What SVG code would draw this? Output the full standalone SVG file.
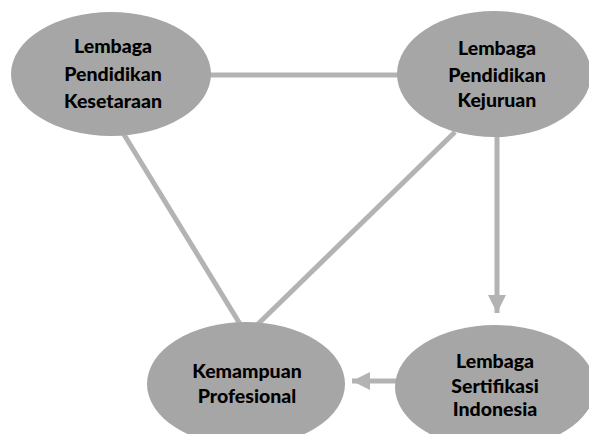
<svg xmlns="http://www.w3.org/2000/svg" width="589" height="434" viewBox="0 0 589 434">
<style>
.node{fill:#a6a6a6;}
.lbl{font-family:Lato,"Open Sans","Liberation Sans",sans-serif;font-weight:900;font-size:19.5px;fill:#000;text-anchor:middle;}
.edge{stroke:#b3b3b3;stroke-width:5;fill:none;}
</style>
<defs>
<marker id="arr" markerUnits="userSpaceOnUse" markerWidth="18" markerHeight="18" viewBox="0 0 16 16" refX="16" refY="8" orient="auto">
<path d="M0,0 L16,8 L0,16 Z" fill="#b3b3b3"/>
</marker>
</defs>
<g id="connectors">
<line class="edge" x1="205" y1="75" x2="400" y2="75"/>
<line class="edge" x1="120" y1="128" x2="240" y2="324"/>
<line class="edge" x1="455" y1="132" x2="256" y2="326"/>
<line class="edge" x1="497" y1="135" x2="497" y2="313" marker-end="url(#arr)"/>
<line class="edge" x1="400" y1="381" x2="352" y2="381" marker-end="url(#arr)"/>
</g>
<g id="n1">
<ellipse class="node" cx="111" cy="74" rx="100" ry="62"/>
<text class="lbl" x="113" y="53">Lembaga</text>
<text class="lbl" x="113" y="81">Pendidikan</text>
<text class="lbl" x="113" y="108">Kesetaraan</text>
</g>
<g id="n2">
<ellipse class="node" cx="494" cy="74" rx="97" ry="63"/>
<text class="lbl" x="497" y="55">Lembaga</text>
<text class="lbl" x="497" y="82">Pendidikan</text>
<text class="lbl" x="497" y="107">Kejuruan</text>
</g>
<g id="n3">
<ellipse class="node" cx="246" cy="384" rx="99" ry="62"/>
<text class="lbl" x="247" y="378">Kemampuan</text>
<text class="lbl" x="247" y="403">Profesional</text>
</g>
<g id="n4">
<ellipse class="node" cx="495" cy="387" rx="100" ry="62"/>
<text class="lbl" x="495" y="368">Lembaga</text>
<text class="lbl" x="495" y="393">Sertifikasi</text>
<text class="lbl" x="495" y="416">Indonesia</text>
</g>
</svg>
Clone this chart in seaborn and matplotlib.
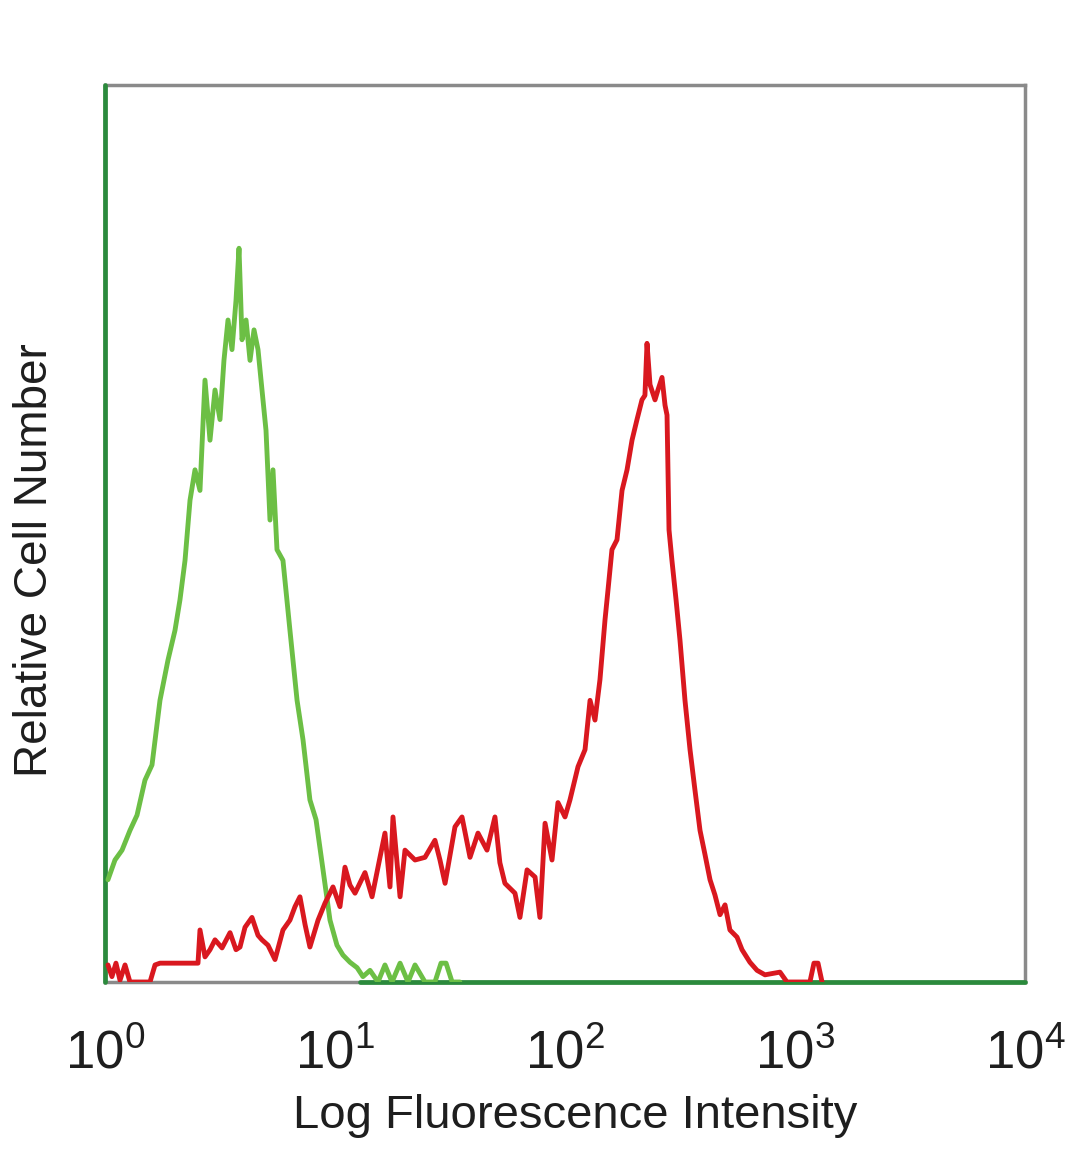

┄┄┄┄┄┄┄┄┄┄

- _Exercise instructions_: Copy out the entries verbatim and leave the images out.

- _Solution to the exercise_:
What SVG code would draw this? Output the full standalone SVG file.
<svg xmlns="http://www.w3.org/2000/svg" width="589" height="434" viewBox="0 0 589 434">
<style>
.node{fill:#a6a6a6;}
.lbl{font-family:Lato,"Open Sans","Liberation Sans",sans-serif;font-weight:900;font-size:19.5px;fill:#000;text-anchor:middle;}
.edge{stroke:#b3b3b3;stroke-width:5;fill:none;}
</style>
<defs>
<marker id="arr" markerUnits="userSpaceOnUse" markerWidth="18" markerHeight="18" viewBox="0 0 16 16" refX="16" refY="8" orient="auto">
<path d="M0,0 L16,8 L0,16 Z" fill="#b3b3b3"/>
</marker>
</defs>
<g id="connectors">
<line class="edge" x1="205" y1="75" x2="400" y2="75"/>
<line class="edge" x1="120" y1="128" x2="240" y2="324"/>
<line class="edge" x1="455" y1="132" x2="256" y2="326"/>
<line class="edge" x1="497" y1="135" x2="497" y2="313" marker-end="url(#arr)"/>
<line class="edge" x1="400" y1="381" x2="352" y2="381" marker-end="url(#arr)"/>
</g>
<g id="n1">
<ellipse class="node" cx="111" cy="74" rx="100" ry="62"/>
<text class="lbl" x="113" y="53">Lembaga</text>
<text class="lbl" x="113" y="81">Pendidikan</text>
<text class="lbl" x="113" y="108">Kesetaraan</text>
</g>
<g id="n2">
<ellipse class="node" cx="494" cy="74" rx="97" ry="63"/>
<text class="lbl" x="497" y="55">Lembaga</text>
<text class="lbl" x="497" y="82">Pendidikan</text>
<text class="lbl" x="497" y="107">Kejuruan</text>
</g>
<g id="n3">
<ellipse class="node" cx="246" cy="384" rx="99" ry="62"/>
<text class="lbl" x="247" y="378">Kemampuan</text>
<text class="lbl" x="247" y="403">Profesional</text>
</g>
<g id="n4">
<ellipse class="node" cx="495" cy="387" rx="100" ry="62"/>
<text class="lbl" x="495" y="368">Lembaga</text>
<text class="lbl" x="495" y="393">Sertifikasi</text>
<text class="lbl" x="495" y="416">Indonesia</text>
</g>
</svg>
Clone this chart in seaborn and matplotlib.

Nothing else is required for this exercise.